Shanahan downplayed the character issue during a later interview with FOXSports, instead citing the emergence of quarterback Jay Cutler and better player health as bigger factors in Denver's turnaround. But the most accomplished veteran on the Broncos' roster believes Graham's claim is valid.

"We don't have anybody that just thinks he's better than everybody else," said Broncos cornerback Champ Bailey, an eight-time Pro Bowl selection. "We don't have a guy that everybody talks about behind their back. I feel I could talk to anybody in this locker room about anything. That's great for this team because we've had some bad apples come through the past few years."

Henry, whose 15 months with Denver were marred by other drug issues and failure to participate in offseason workouts, wasn't the only Broncos player with a rotten core.

"I was a fan of some of the guys that aren't here anymore but they weren't necessarily good for the team," said wide receiver Nate Jackson, a six-year Broncos veteran. "They're good guys, but it didn't mix.

"It was like a chemistry set. Sometimes you're trying to put things together and boom!—it explodes."

Like Jackson, Bailey wouldn't cite specific names. But he said the situation grew worse as the 2007 Broncos stumbled to a 7-9 record.
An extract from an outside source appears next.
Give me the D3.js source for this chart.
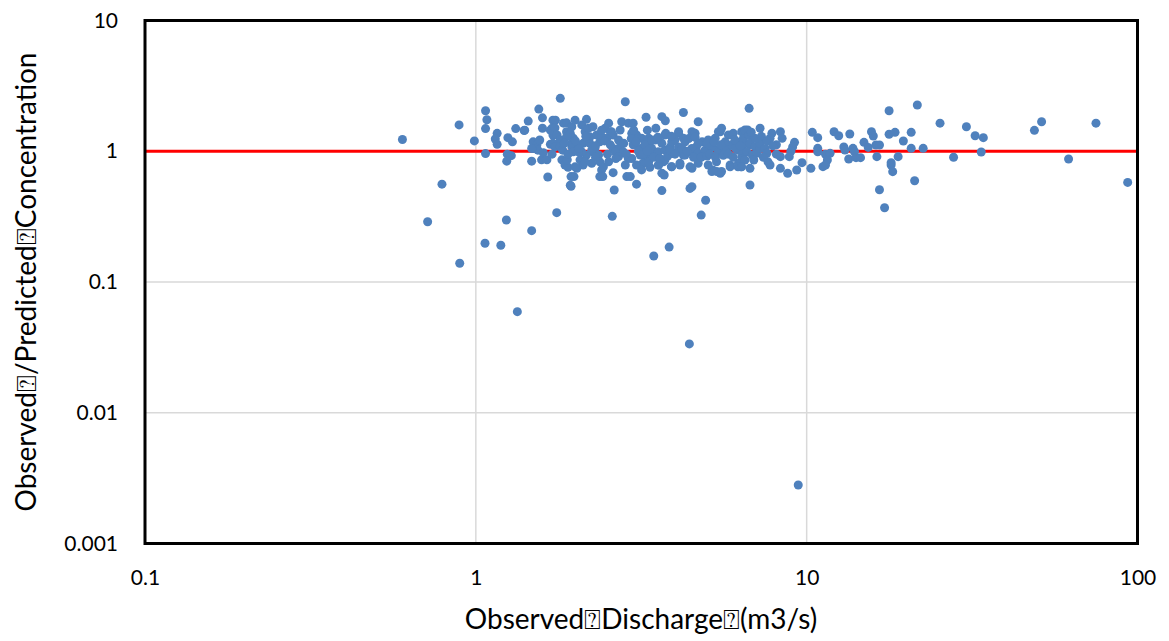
<!DOCTYPE html>
<html>
<head>
<meta charset="utf-8">
<script src="https://cdn.jsdelivr.net/npm/d3@7"></script>
<style>
  html, body { margin: 0; padding: 0; background: #ffffff; }
  svg { display: block; }
</style>
</head>
<body>
<svg id="chart" width="1169" height="641"></svg>
<script>
// ---------- data ----------
const xTicks = [0.1, 1, 10, 100];
const xTickLabels = ["0.1", "1", "10", "100"];
const yTicks = [0.001, 0.01, 0.1, 1, 10];
const yTickLabels = ["0.001", "0.01", "0.1", "1", "10"];
const referenceRatio = 1;
const xTitle = "Observed\u2370Discharge\u2370(m3/s)";
const yTitle = "Observed\u2370/Predicted\u2370Concentration";

// [observed discharge (m3/s), observed/predicted concentration]
const observations = [
  [0.60,1.23],[0.89,1.59],[0.79,0.56],[0.99,1.20],[1.07,2.04],[1.08,1.74],[1.07,1.49],[1.07,0.96],
  [0.715,0.289],[0.894,0.139],[1.066,0.198],[1.19,0.191],[1.237,0.298],[1.475,0.247],[1.756,0.339],
  [2.585,0.318],[1.335,0.0593],[3.45,0.158],[3.84,0.185],[4.80,0.325],[4.95,0.422],[4.42,0.0336],
  [9.43,0.0028],[3.65,0.50],
  [1.16,1.37],[1.145,1.24],[1.16,1.13],[1.25,1.27],[1.29,1.18],[1.32,1.49],[1.245,0.95],[1.28,0.925],
  [1.24,0.84],[1.405,1.45],[1.44,1.70],[1.55,2.10],[1.59,1.80],[1.59,1.50],[1.80,2.54],[1.475,0.84],
  [1.65,0.635],[1.71,1.73],[1.74,1.73],[1.70,1.50],[1.71,1.33],[1.68,1.13],[1.76,1.12],[1.84,1.64],
  [1.88,1.41],[1.82,0.86],[1.86,0.785],[1.93,0.55],
  [1.40,1.44],[1.49,1.18],[1.53,1.12],[1.50,1.05],[1.54,1.02],[1.60,0.975],[1.58,0.86],[1.64,0.86],
  [1.68,1.45],[1.735,1.51],[1.76,1.33],[1.80,1.22],[1.71,1.15],[1.735,1.08],[1.80,1.08],[1.83,1.02],
  [1.90,0.755],[1.94,0.64],[1.98,0.64],[1.94,0.54],[1.88,1.65],[1.95,1.54],[1.995,1.73],[1.93,1.37],
  [1.97,1.26],[1.88,1.29],[1.95,1.08],[2.02,1.12],[1.97,0.99],[2.065,0.86],[2.11,0.785],[2.02,0.74],
  [2.09,1.59],[2.16,1.755],[2.14,1.41],[2.19,1.50],[2.26,1.54],[2.21,1.29],[2.32,1.33],[2.11,1.15],
  [2.21,1.15],[2.29,1.05],[2.37,1.18],[2.26,0.99],[2.16,0.936],[2.09,0.99],[2.24,0.81],[2.37,0.83],
  [2.40,0.72],[2.37,0.64],[2.42,0.64],[2.60,0.686],[2.62,0.505],[2.52,1.64],[2.46,1.50],[2.55,1.41],
  [2.40,1.29],[2.49,1.26],[2.60,1.33],[2.73,1.454],[2.76,1.68],[2.83,2.39],[2.60,1.05],[2.73,1.08],
  [2.79,0.99],[2.89,0.88],[2.86,0.64],[2.93,0.64],[3.06,0.56],[2.89,1.64],[2.99,1.64],[2.96,1.37],
  [3.06,1.33],[3.17,1.26],[3.27,1.82],[2.99,1.12],[3.14,1.05],[3.25,1.15],[3.36,1.08],[3.14,0.936],
  [3.28,0.91],[3.40,0.99],[3.52,0.936],[3.20,0.81],[3.36,0.755],[3.57,0.785],[3.69,0.83],[3.65,1.84],
  [3.74,1.71],[3.75,1.37],[3.71,0.658],[4.24,1.98],[4.10,1.37],[4.24,1.26],[3.96,1.22],[3.87,1.08],
  [4.06,0.99],[4.24,0.936],[4.44,0.99],[4.64,1.08],[3.90,0.762],[4.14,0.785],[4.50,0.535],[4.44,0.52],
  [4.50,0.74],[4.70,1.68],[4.50,1.41],[4.60,1.37],[4.83,1.18],[5.20,0.72],[5.48,0.678],[5.20,1.08],
  [5.48,1.02],[5.80,1.08],[5.48,1.41],[5.80,1.33],[6.00,1.37],[5.87,0.785],[6.22,0.81],[6.37,0.91],
  [6.43,1.22],[6.63,1.454],[6.70,2.13],[6.74,1.12],[7.06,1.08],[6.74,0.552],[7.23,1.50],[7.64,0.83],
  [7.85,1.37],[8.10,1.12],
  [5.17,0.70],[5.35,0.70],[6.74,0.74],[8.33,0.74],[8.76,0.678],[9.33,0.719],[10.3,0.74],[11.2,0.762],
  [5.87,0.76],[6.33,0.76],[7.75,0.785],[18.0,0.785],[16.6,0.508],[17.2,0.37],[18.2,0.698],[21.2,0.595],
  [8.33,1.41],[8.43,1.256],[7.75,1.256],[9.19,1.17],[9.07,1.08],[8.96,1.0],[8.33,0.909],[8.86,0.909],
  [9.68,0.818],[10.4,1.395],[10.8,1.27],[10.8,1.053],[10.8,0.992],[11.4,0.948],[11.77,0.964],[11.55,0.857],
  [11.4,0.785],[12.1,1.41],[12.5,1.315],[13.5,1.355],[12.95,1.08],[13.05,1.022],[13.8,1.053],[13.95,0.992],
  [13.4,0.873],[14.1,0.893],[14.55,0.893],[14.9,1.17],[15.35,1.07],[15.7,1.41],[15.9,1.308],[16.2,1.116],
  [16.6,1.116],[16.3,0.909],[17.75,2.04],[17.75,1.35],[18.5,1.395],[18.9,0.909],[18.0,0.818],[19.6,1.198],
  [20.7,1.395],[20.7,1.053],[21.6,2.26],[22.5,1.053],[25.3,1.64],
  [30.4,1.54],[32.3,1.315],[34.2,1.27],[33.7,0.987],[27.8,0.899],[48.8,1.445],[51.3,1.68],[61.9,0.873],
  [74.9,1.64],[93.4,0.578],
  [3.33,1.26],[3.48,1.22],[3.73,1.33],[3.91,1.18],[4.10,1.41],[5.41,1.41],[5.53,1.50],[6.36,1.41],[2.57,1.41],
  [3.25,1.12],[3.40,1.05],[3.56,0.99],[3.73,1.02],[3.91,0.96],[4.10,1.08],[4.29,0.936],[4.50,1.05],
  [4.70,0.965],[4.93,1.02],[5.16,1.08],[5.41,0.99],[5.67,1.05],[5.93,1.12],[6.20,1.02],[6.44,1.12],
  [3.33,0.83],[3.56,0.785],[3.73,0.857],[3.91,0.76],[4.14,0.81],[4.44,0.76],[4.70,0.81],[5.04,0.785],
  [5.34,0.83],[5.53,0.70],[6.20,0.76],
  [3.40,1.22],[3.65,1.15],[4.00,1.22],[4.29,1.18],[4.70,1.15],[5.04,1.22],[5.29,1.26],[5.67,1.18],
  [6.07,1.22],[6.44,1.26],[3.65,0.68],
  [1.95,1.15],[2.04,0.99],[1.89,0.86],[1.995,0.76],[2.14,0.83],[2.24,1.02],[2.35,0.936],[2.43,0.76],
  [2.52,0.83],[2.64,0.99],[2.70,0.91],[2.83,0.785],[2.96,0.88],[3.06,0.785],[3.17,0.72],
  [6.51,1.454],[6.67,1.33],[6.92,1.26],[6.44,1.18],[6.74,1.15],[6.98,1.08],[6.36,1.02],[6.60,0.99],
  [6.85,0.936],[7.06,0.965],[7.23,1.05],[6.51,0.857],[6.92,0.857],[6.36,0.76],[7.23,1.15],[7.49,1.05],
  [7.58,0.965],[1.475,1.05],[1.56,1.22],
  [2.20,1.25],[2.30,1.10],[2.45,1.20],[2.55,1.12],[2.70,1.22],[2.80,1.15],[2.95,1.25],[3.05,1.18],
  [3.10,1.00],[3.20,0.95],[3.30,1.00],[3.45,0.90],[3.60,0.88],[3.80,0.92],[3.85,1.02],[4.00,0.95],
  [4.20,1.05],[4.35,1.00],[4.55,0.90],[4.80,0.90],[5.00,0.92],[5.10,0.95],[5.30,0.90],[5.60,0.93],
  [5.80,0.95],[6.00,0.90],[6.10,1.05],[6.30,1.10],[5.00,1.15],[5.25,1.18],[5.50,1.12],[4.40,1.25],
  [4.60,1.28],[3.90,1.30],[3.55,1.28],[2.30,0.90],[2.50,0.95],[2.65,0.88],[2.85,0.95],[2.05,1.05],
  [2.00,1.20],[2.15,1.30],[1.85,1.15],[1.90,0.95],[1.70,0.95],[7.00,1.25],[7.30,1.30],[7.60,1.20],
  [7.90,1.10],[7.40,0.90],[8.10,0.95],[6.80,1.40],[3.00,1.45],[3.30,1.45],[3.50,1.50],[2.40,1.45]
];

// ---------- layout ----------
const svg = d3.select("#chart");
const plotLeft = 145, plotRight = 1137.5, plotTop = 20.5, plotBottom = 543.5;
const font = "Lato, 'Open Sans', sans-serif";

const x = d3.scaleLog().domain([0.1, 100]).range([plotLeft, plotRight]);
const y = d3.scaleLog().domain([0.001, 10]).range([plotBottom, plotTop]);

// gridlines
const grid = svg.append("g");
grid.selectAll("line.v").data(xTicks).join("line").attr("class", "v")
  .attr("x1", d => x(d)).attr("x2", d => x(d))
  .attr("y1", plotTop).attr("y2", plotBottom)
  .attr("stroke", "#d9d9d9").attr("stroke-width", 1.5);
grid.selectAll("line.h").data(yTicks).join("line").attr("class", "h")
  .attr("x1", plotLeft).attr("x2", plotRight)
  .attr("y1", d => y(d)).attr("y2", d => y(d))
  .attr("stroke", "#d9d9d9").attr("stroke-width", 1.5);

// reference line at ratio = 1
svg.append("line")
  .attr("x1", plotLeft).attr("x2", plotRight)
  .attr("y1", y(referenceRatio)).attr("y2", y(referenceRatio))
  .attr("stroke", "#ff0000").attr("stroke-width", 3);

// points
svg.append("g").selectAll("circle").data(observations).join("circle")
  .attr("cx", d => x(d[0])).attr("cy", d => y(d[1]))
  .attr("r", 4.5)
  .attr("fill", "#4f81bd");

// frame
svg.append("rect")
  .attr("x", plotLeft).attr("y", plotTop)
  .attr("width", plotRight - plotLeft).attr("height", plotBottom - plotTop)
  .attr("fill", "none").attr("stroke", "#000").attr("stroke-width", 3);

// axes
const xAxis = d3.axisBottom(x).tickValues(xTicks)
  .tickFormat((d, i) => xTickLabels[i]).tickSize(0).tickPadding(27);
const gx = svg.append("g").attr("transform", `translate(0,${plotBottom})`).call(xAxis);
gx.select(".domain").remove();
gx.selectAll("text").attr("font-family", font).attr("font-size", 21).attr("fill", "#000");

const yAxis = d3.axisLeft(y).tickValues(yTicks)
  .tickFormat((d, i) => yTickLabels[i]).tickSize(0).tickPadding(27);
const gy = svg.append("g").attr("transform", `translate(${plotLeft},0)`).call(yAxis);
gy.select(".domain").remove();
gy.selectAll("text").attr("font-family", font).attr("font-size", 21).attr("fill", "#000");

// titles
svg.append("text")
  .attr("x", 641).attr("y", 629)
  .attr("text-anchor", "middle")
  .attr("font-family", font).attr("font-size", 28).attr("fill", "#000")
  .text(xTitle);

svg.append("text")
  .attr("transform", `translate(36,282) rotate(-90)`)
  .attr("text-anchor", "middle")
  .attr("font-family", font).attr("font-size", 28).attr("fill", "#000")
  .text(yTitle);
</script>
</body>
</html>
"When you lose games, some guys react differently," Bailey said. "That's when those apples got bad—really bad. You saw the true colors.

"When you're winning, everything is good. But when you lose, that's when we started falling off. Guys were pointing fingers and not being respectful to the coaches. You can't have that and win."

Since winning two Super Bowls in the 1990s, Shanahan's poor personnel decisions have overshadowed his exceptional coaching. Some big-money veteran acquisitions didn't earn their keep. Denver's drafts were even worse.

After finishing last season with his worst record since 1999, Shanahan fired General Manager Ted Sundquist and overhauled his team's front office.

"I don't go into detail on how we do things," said Shanahan, who has enjoyed final say on all roster moves since his 1995 hiring. "But what I wanted to do is get somebody in the personnel business who wants to put in the same amount of hours and work as hard as I do from the football side. Someone who takes as much pride in the personnel as you do in the (coaching). If you have people like that, you're hoping you don't make as many mistakes as you would the other way."

While not dipping as heavily into the free-agent market as usual, the restructured Broncos struck gold on their first two picks in this year's draft. Left tackle Ryan Clady, whom Shanahan touts as a future Pro Bowl selection, and wide receiver Eddie Royal are already starting on the NFL's top scoring offense.

Cutler has blossomed in his third season and forms one of the league's top quarterback-wide receiver tandems with Brandon Marshall, who team officials hope can overcome his own series of arrests and off-field issues. Cutler is playing so well that Shanahan has relied less on his vaunted rushing attack.

"Jay has gotten so much better," Bailey said. "The offense is a lot of the reason why we're winning right now."

But for Denver to remain atop the AFC West, Bailey knows defensive improvement is needed. The Broncos were gouged for 213 rushing yards in last Sunday's 33-19 road loss against previously winless Kansas City. Denver's pass defense isn't much better.

The problems have stemmed from poor execution, a lack of talent at certain spots, and growing pains under first-year defensive coordinator Bob Slowik.

"It's a little bit of everything," Bailey said. "A lot of guys are learning on the run. Right now, we're not close to where we want to be. I expect us to be better down the road."

It's a path the Broncos are traveling—together.

"It's been tough, especially last year," Shanahan said. "We were pretty s***** in every area—offense, defense, special teams. But I'll be really disappointed if we don't go to the playoffs this year. Even though we're really young, I think we're good enough."